Nicht etwa, weil du evangelisch oder katholisch oder – viel besser noch! – aus Köln bist, nicht weil du auch deine guten Seiten hast, nicht wegen deiner Spendenbereitschaft, nicht weil du bedauernswert wärst, nicht aus Mitleid, nicht aus Kalkül, nicht aus Eigennutz (es geht in dem Text ja nicht um Gottes Seligkeit, sondern um der Seelen Seligkeit).
Gott will um deinetwillen, dass deine Seele selig werde. Das ist Liebe.
Jetzt könnte man fragen: “Aber Daniel, machst du dir das nicht doch ganz schön einfach? Du und dein individualistisches Wohlfühl-Evangelium, in dem es immer nett um Liebe, Luft und Sonnenschein geht?”

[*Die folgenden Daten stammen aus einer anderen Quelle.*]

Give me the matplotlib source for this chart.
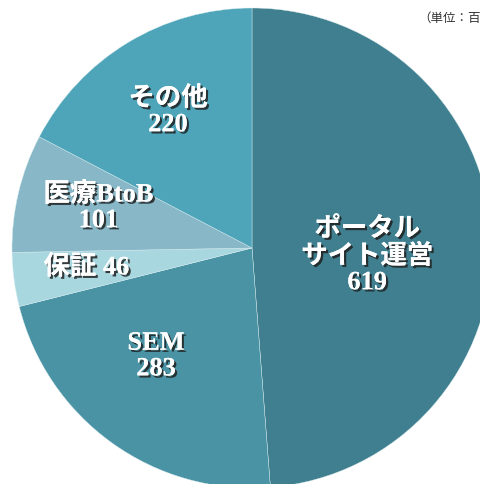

Ich stelle mir diese Frage oft auch. Aber ist das so? Ist die Liebe billig oder einfach? Darf die Liebe, die einen Jesus Christus bis ans Kreuz getragen hat, noch für billig gehalten werden? Ist sie nicht vielmehr viel teurer, als wir uns eingestehen? Und was ist das in mir, was sich so dagegen sträubt, bedingungslos geliebt zu sein? Halten wir es so schwer aus, dass Gott uns wirklich um unserer selbst, um unserer Seele willen, liebt? Was ist es in uns, was uns für so wenig liebenswert erklärt?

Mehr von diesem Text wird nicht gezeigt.